Miles of the Folly Beach shoreline have been restored months after strong storms peeled back portions of the beachfront.

Posted on October 9, 2024

FOLLY BEACH, S.C. – Miles of the Folly Beach shoreline have been restored months after strong storms peeled back portions of the beachfront.

“If you were here in May, and you’re here today, you probably notice a big difference. If it’s your first time, you probably walk out and say, ‘Wow, that is a beautiful beach,’” Folly Beach Mayor Tim Goodwin says.

“On an undernourished beach, like the one we had months ago, water was going past the dunes, onto the streets for a normal high tide or king tide. For a renourished beach, you won’t see the same impacts,” Army Corps of Engineers Project Manager Wes Wilson says.

The renourishment also dredged the Folly River to reduce shoaling.

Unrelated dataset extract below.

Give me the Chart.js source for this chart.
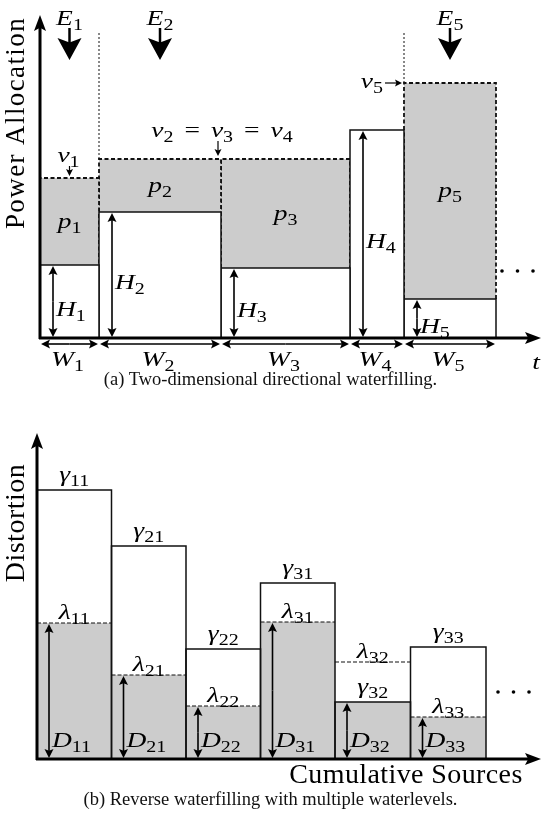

It placed materials on the Bird Key sanctuary habitat. The project overall cost a total of $22 million to complete.

Projects like this one are typically done before peak hurricane season begins. It is believed to help preserve the shoreline and even out eroded areas. This project, which started in the Spring, was prompted by the effects of Hurricane Ian.

“We don’t get the replenishment of sand as it moves down the coast because the jetties stop them on the other side of the harbor. Every few years we have to renourish more often than a lot of other folks,” Goodwin says.

The Army Corps of Engineers and the City of Folly Beach recently updated their contract to ensure the continuation of renourishment and preservation efforts on Folly Beach for the next half-century.

“That 50-year partnership will create a new design template that is more dunes-centric. Again with berm, higher dunes, still a berm. The dunes provide that higher level of risk reduction so that’s a better template, a bigger bang for your buck,” Wilson says.

The new plan also adds in wood panel fencing, which is used to hold the sand in its place and act as a barrier.

Goodwin says the timing is perfect after a few recent “near misses” and some storm surges on their way in.

“It can disappear as fast as it comes, faster than it comes actually. With the right winds, waves, Nor’easters, hurricanes,” Goodwin says. “That empty feeling in the pit of your stomach, knowing you did that work, but if the storm doesn’t move further out, you did it for nothing.”